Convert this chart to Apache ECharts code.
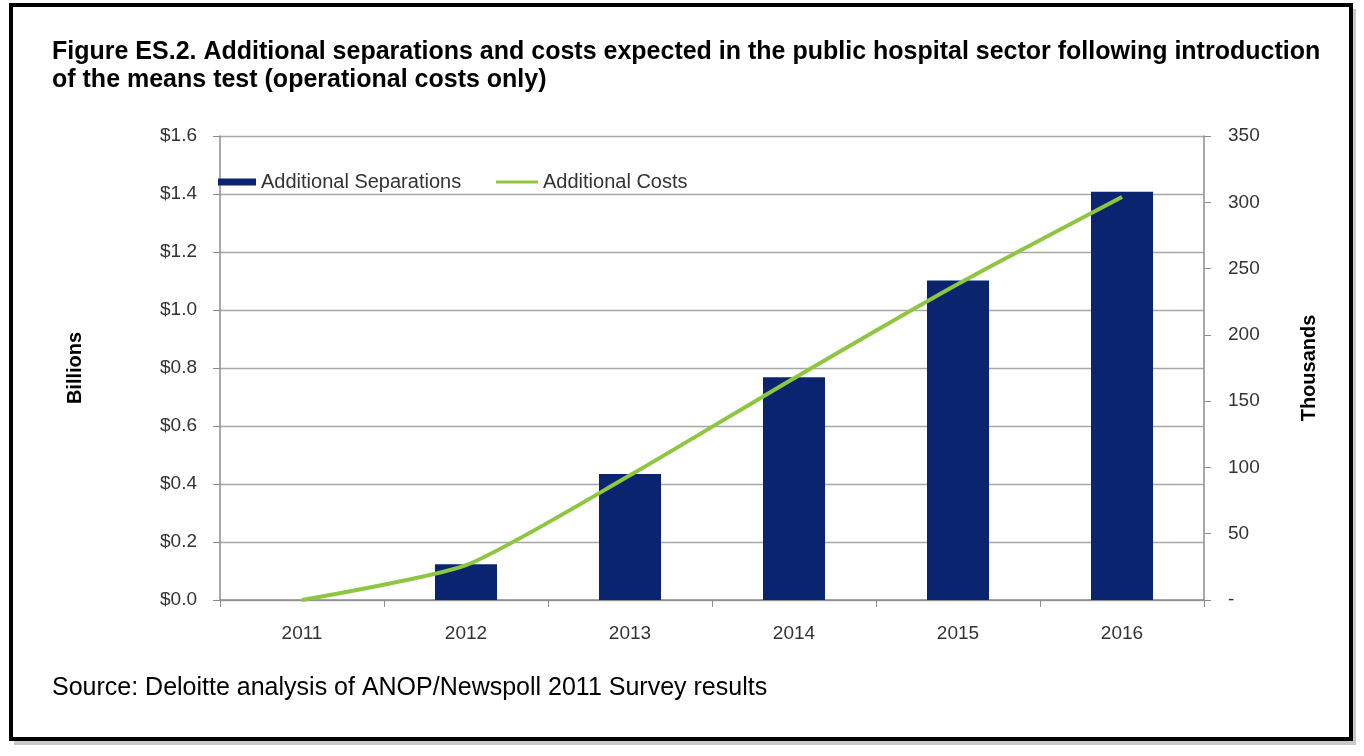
<!DOCTYPE html>
<html>
<head>
<meta charset="utf-8">
<script src="https://cdn.jsdelivr.net/npm/echarts@6/dist/echarts.min.js"></script>
<style>
html,body{margin:0;padding:0;background:#fff;}
#chart{width:1364px;height:756px;}
</style>
</head>
<body>
<div id="chart"></div>
<script>
var years = ['2011', '2012', '2013', '2014', '2015', '2016'];
// Additional Separations (thousands, right axis)
var separations = [0, 27, 95, 168, 241, 308];
// Additional Costs ($ billions, left axis)
var costs = [0, 0.12, 0.43, 0.765, 1.09, 1.39];
var leftTicks = { min: 0, max: 1.6, interval: 0.2 };
var rightTicks = { min: 0, max: 350, interval: 50 };

var FONT = '"Liberation Sans", Arial, sans-serif';
var chart = echarts.init(document.getElementById('chart'), null, { renderer: 'canvas' });

chart.setOption({
  backgroundColor: '#ffffff',
  animation: false,
  graphic: [
    { type: 'rect', shape: { x: 14, y: 9, width: 1342, height: 736 }, style: { fill: '#c8c8c8' }, z: -10 },
    { type: 'rect', shape: { x: 11, y: 5, width: 1340, height: 734 }, style: { fill: '#ffffff', stroke: '#000000', lineWidth: 4 }, z: -9 }
  ],
  title: [
    {
      text: 'Figure ES.2. Additional separations and costs expected in the public hospital sector following introduction\nof the means test (operational costs only)',
      left: 47, top: 33,
      textStyle: { fontFamily: FONT, fontSize: 25, fontWeight: 'bold', color: '#000', lineHeight: 28 }
    },
    {
      text: 'Source: Deloitte analysis of ANOP/Newspoll 2011 Survey results',
      left: 47, top: 671,
      textStyle: { fontFamily: FONT, fontSize: 25, fontWeight: 'normal', color: '#000' }
    }
  ],
  legend: [
    {
      data: [{ name: 'Additional Separations', icon: 'rect' }],
      left: 213, top: 167, itemWidth: 38, itemHeight: 7,
      textStyle: { fontFamily: FONT, fontSize: 20, color: '#333' }
    },
    {
      data: [{ name: 'Additional Costs', icon: 'rect' }],
      left: 491, top: 167, itemWidth: 42, itemHeight: 3,
      textStyle: { fontFamily: FONT, fontSize: 20, color: '#333' }
    }
  ],
  grid: { left: 220, right: 160, top: 136, bottom: 156, containLabel: false },
  xAxis: {
    type: 'category',
    data: years,
    boundaryGap: true,
    axisLine: { lineStyle: { color: '#8c8c8c', width: 1.5 } },
    axisTick: { show: true, alignWithLabel: false, length: 7, lineStyle: { color: '#8c8c8c' } },
    axisLabel: { fontFamily: FONT, fontSize: 19, color: '#333', margin: 24 }
  },
  yAxis: [
    {
      type: 'value',
      min: leftTicks.min, max: leftTicks.max, interval: leftTicks.interval,
      position: 'left',
      name: 'Billions', nameLocation: 'middle', nameRotate: 90, nameGap: 135,
      nameTextStyle: { fontFamily: FONT, fontSize: 20, fontWeight: 'bold', color: '#000' },
      axisLine: { show: true, lineStyle: { color: '#8c8c8c', width: 1.5 } },
      axisTick: { show: true, length: 7, lineStyle: { color: '#8c8c8c' } },
      splitLine: { show: true, lineStyle: { color: '#a6a6a6', width: 1.3 } },
      axisLabel: {
        fontFamily: FONT, fontSize: 19, color: '#333', margin: 23,
        formatter: function (v) { return '$' + v.toFixed(1); }
      }
    },
    {
      type: 'value',
      min: rightTicks.min, max: rightTicks.max, interval: rightTicks.interval,
      position: 'right',
      name: 'Thousands', nameLocation: 'middle', nameRotate: 90, nameGap: 95,
      nameTextStyle: { fontFamily: FONT, fontSize: 20, fontWeight: 'bold', color: '#000' },
      axisLine: { show: true, lineStyle: { color: '#8c8c8c', width: 1.5 } },
      axisTick: { show: true, length: 7, lineStyle: { color: '#8c8c8c' } },
      splitLine: { show: false },
      axisLabel: {
        fontFamily: FONT, fontSize: 19, color: '#333', margin: 24,
        formatter: function (v) { return v === 0 ? '-' : String(v); }
      }
    }
  ],
  series: [
    {
      name: 'Additional Separations',
      type: 'bar',
      yAxisIndex: 1,
      data: separations,
      barWidth: 62,
      itemStyle: { color: '#0b2470' },
      z: 2
    },
    {
      name: 'Additional Costs',
      type: 'line',
      yAxisIndex: 0,
      data: costs,
      smooth: 0.2,
      showSymbol: false,
      symbol: 'none',
      lineStyle: { color: '#8dc63f', width: 4 },
      itemStyle: { color: '#8dc63f' },
      z: 3
    }
  ]
});
</script>
</body>
</html>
++++++++
→ Exercise details
Every line of the data should be copied as it stands, without the images.

→ Written response
Convert this chart to Apache ECharts code.
<!DOCTYPE html>
<html>
<head>
<meta charset="utf-8">
<script src="https://cdn.jsdelivr.net/npm/echarts@6/dist/echarts.min.js"></script>
<style>
html,body{margin:0;padding:0;background:#fff;}
#chart{width:1364px;height:756px;}
</style>
</head>
<body>
<div id="chart"></div>
<script>
var years = ['2011', '2012', '2013', '2014', '2015', '2016'];
// Additional Separations (thousands, right axis)
var separations = [0, 27, 95, 168, 241, 308];
// Additional Costs ($ billions, left axis)
var costs = [0, 0.12, 0.43, 0.765, 1.09, 1.39];
var leftTicks = { min: 0, max: 1.6, interval: 0.2 };
var rightTicks = { min: 0, max: 350, interval: 50 };

var FONT = '"Liberation Sans", Arial, sans-serif';
var chart = echarts.init(document.getElementById('chart'), null, { renderer: 'canvas' });

chart.setOption({
  backgroundColor: '#ffffff',
  animation: false,
  graphic: [
    { type: 'rect', shape: { x: 14, y: 9, width: 1342, height: 736 }, style: { fill: '#c8c8c8' }, z: -10 },
    { type: 'rect', shape: { x: 11, y: 5, width: 1340, height: 734 }, style: { fill: '#ffffff', stroke: '#000000', lineWidth: 4 }, z: -9 }
  ],
  title: [
    {
      text: 'Figure ES.2. Additional separations and costs expected in the public hospital sector following introduction\nof the means test (operational costs only)',
      left: 47, top: 33,
      textStyle: { fontFamily: FONT, fontSize: 25, fontWeight: 'bold', color: '#000', lineHeight: 28 }
    },
    {
      text: 'Source: Deloitte analysis of ANOP/Newspoll 2011 Survey results',
      left: 47, top: 671,
      textStyle: { fontFamily: FONT, fontSize: 25, fontWeight: 'normal', color: '#000' }
    }
  ],
  legend: [
    {
      data: [{ name: 'Additional Separations', icon: 'rect' }],
      left: 213, top: 167, itemWidth: 38, itemHeight: 7,
      textStyle: { fontFamily: FONT, fontSize: 20, color: '#333' }
    },
    {
      data: [{ name: 'Additional Costs', icon: 'rect' }],
      left: 491, top: 167, itemWidth: 42, itemHeight: 3,
      textStyle: { fontFamily: FONT, fontSize: 20, color: '#333' }
    }
  ],
  grid: { left: 220, right: 160, top: 136, bottom: 156, containLabel: false },
  xAxis: {
    type: 'category',
    data: years,
    boundaryGap: true,
    axisLine: { lineStyle: { color: '#8c8c8c', width: 1.5 } },
    axisTick: { show: true, alignWithLabel: false, length: 7, lineStyle: { color: '#8c8c8c' } },
    axisLabel: { fontFamily: FONT, fontSize: 19, color: '#333', margin: 24 }
  },
  yAxis: [
    {
      type: 'value',
      min: leftTicks.min, max: leftTicks.max, interval: leftTicks.interval,
      position: 'left',
      name: 'Billions', nameLocation: 'middle', nameRotate: 90, nameGap: 135,
      nameTextStyle: { fontFamily: FONT, fontSize: 20, fontWeight: 'bold', color: '#000' },
      axisLine: { show: true, lineStyle: { color: '#8c8c8c', width: 1.5 } },
      axisTick: { show: true, length: 7, lineStyle: { color: '#8c8c8c' } },
      splitLine: { show: true, lineStyle: { color: '#a6a6a6', width: 1.3 } },
      axisLabel: {
        fontFamily: FONT, fontSize: 19, color: '#333', margin: 23,
        formatter: function (v) { return '$' + v.toFixed(1); }
      }
    },
    {
      type: 'value',
      min: rightTicks.min, max: rightTicks.max, interval: rightTicks.interval,
      position: 'right',
      name: 'Thousands', nameLocation: 'middle', nameRotate: 90, nameGap: 95,
      nameTextStyle: { fontFamily: FONT, fontSize: 20, fontWeight: 'bold', color: '#000' },
      axisLine: { show: true, lineStyle: { color: '#8c8c8c', width: 1.5 } },
      axisTick: { show: true, length: 7, lineStyle: { color: '#8c8c8c' } },
      splitLine: { show: false },
      axisLabel: {
        fontFamily: FONT, fontSize: 19, color: '#333', margin: 24,
        formatter: function (v) { return v === 0 ? '-' : String(v); }
      }
    }
  ],
  series: [
    {
      name: 'Additional Separations',
      type: 'bar',
      yAxisIndex: 1,
      data: separations,
      barWidth: 62,
      itemStyle: { color: '#0b2470' },
      z: 2
    },
    {
      name: 'Additional Costs',
      type: 'line',
      yAxisIndex: 0,
      data: costs,
      smooth: 0.2,
      showSymbol: false,
      symbol: 'none',
      lineStyle: { color: '#8dc63f', width: 4 },
      itemStyle: { color: '#8dc63f' },
      z: 3
    }
  ]
});
</script>
</body>
</html>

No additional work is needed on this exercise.